Independent observers like the Royal Society of Canada have stated that Canada needs to strengthen its environmental assessment procedures in the oil sands sector, but that the federal government’s plan takes Canada in the opposite direction.
“At a time when the level of proposed resource development – particularly in the oil sands – is increasing, the federal government needs to enhance its oversight of these projects.
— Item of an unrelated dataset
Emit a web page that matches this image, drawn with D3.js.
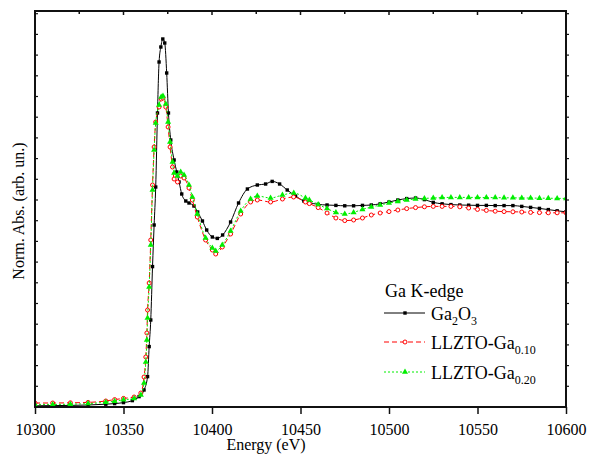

The government may say it is committed to more efficient and effective decision-making, but its plans to cut the budget of the agency charged with making those decisions by 40% undermines the government’s ability to deliver on that commitment,” Dyer said in a statement.
“These changes make it clear that powerful oil interests are running the show with the federal government bending over backwards to do their bidding,” Environmental Defence’s Gillian McEachern said in Ottawa.
She added that Tuesday’s announcement “weakened that key environmental protection measure at the same time as offices that deal with oil spills are being closed across the country”.
McEachern pointed to energy provider Enbridge’s proposed Northern Gateway tar sands pipeline that would cross 800 streams and rivers, many important salmon habitats, and send supertankers along the pristine British Columbia coast, raising fears of repeat accidents such as the Exxon Valdez in Prince William Sound, Alaska, on March 24, 1989.
However, the plan for the first time also provided for the use of administrative monetary penalties for violations of applicable laws, while providing more than $35-million over two years for marine safety and $13.5-million over two years to strengthen pipeline safety.
This included regulations to strengthen the tanker safety regime and increasing the number of oil and gas pipeline inspections each year by 50%, from 100 to 150 inspections.
Further, the Responsible Resource Development plan would reduce the sometimes-lengthy review process by restricting it to set timelines, to ensure decisions by the CEAA on whether a federal environmental assessment is required are made within 45 days.
The legally binding timelines would include projects for regulatory permitting process assessments under the Fisheries Act, the Species at Risk Act, the Navigable Waters Protection Act, the Canadian Environmental Protection Act and the Nuclear Safety and Control Act.
The timelines for hearings and assessments were pinned to 24 months for panel reviews, 18 months for NEB hearings and 12 months for standard environmental assessments.